Choosing product A over product B is among the 35,000 decisions our brains make each day. Packaging designers use visual language to nestle products into a market void and fill a human need. Doing this successfully establishes an unshakable bond with consumers and drives sales. Visual design communicates very specific experiences to consumers in seconds and often without words. Packaging design strives to draw attention, impact the consumer’s ethos and merge with their lifestyle.  Designers must tap into psychology and symbology to create work that transmits information and impacts on an emotional level.

Psychology 101 tells us mimicry is the most innate and enjoyable form of communication. Mirroring the consumer’s emotional interests such as: the need for convenience, improved health, natural ingredients, indulgence or an uplifting escape from reality, connect your visual language to an intuitive need state.

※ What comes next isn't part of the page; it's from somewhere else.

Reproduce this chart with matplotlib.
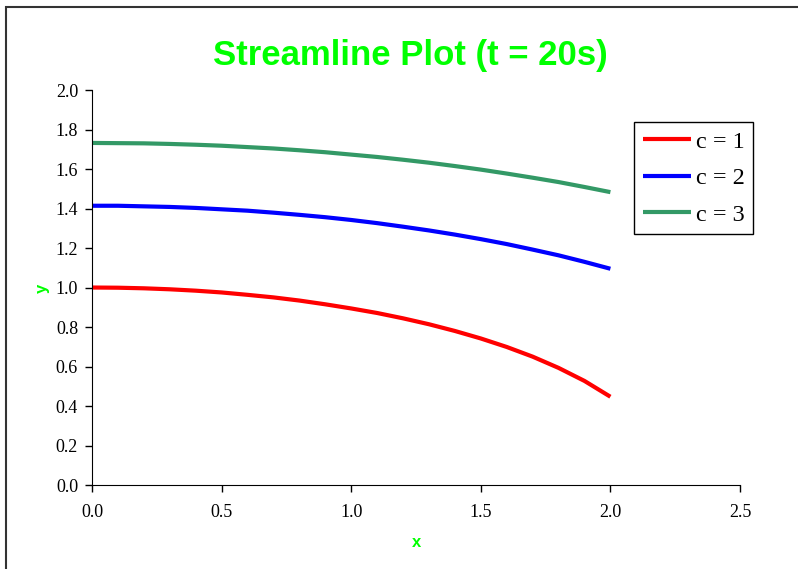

It’s important to slow eyeballs that are quickly scanning shelves and screens for value. Your visual language on pack needs to captivate and communicate. It’s important to consider the consumers’ needs objectively and position the value of the product strategically. Brand strategy distills your value and message into a succinct brand essence, which can then be translated into a visual identity. A pretty package is not always an effective package. Your package should have meaning and resonate with the consumer’s needs.

Food and beverage are gateways to childhood memories, experiences, relationships, and connect consumers to old and new traditions.  Food and beverage packaging is about the connection between imagery, words, the human brain, and the human behavior of what we feel affecting what we buy. With regard for the infinitesimal reasons we create and or consume, the objective is to enjoy the process and find comfort in impulse and routine.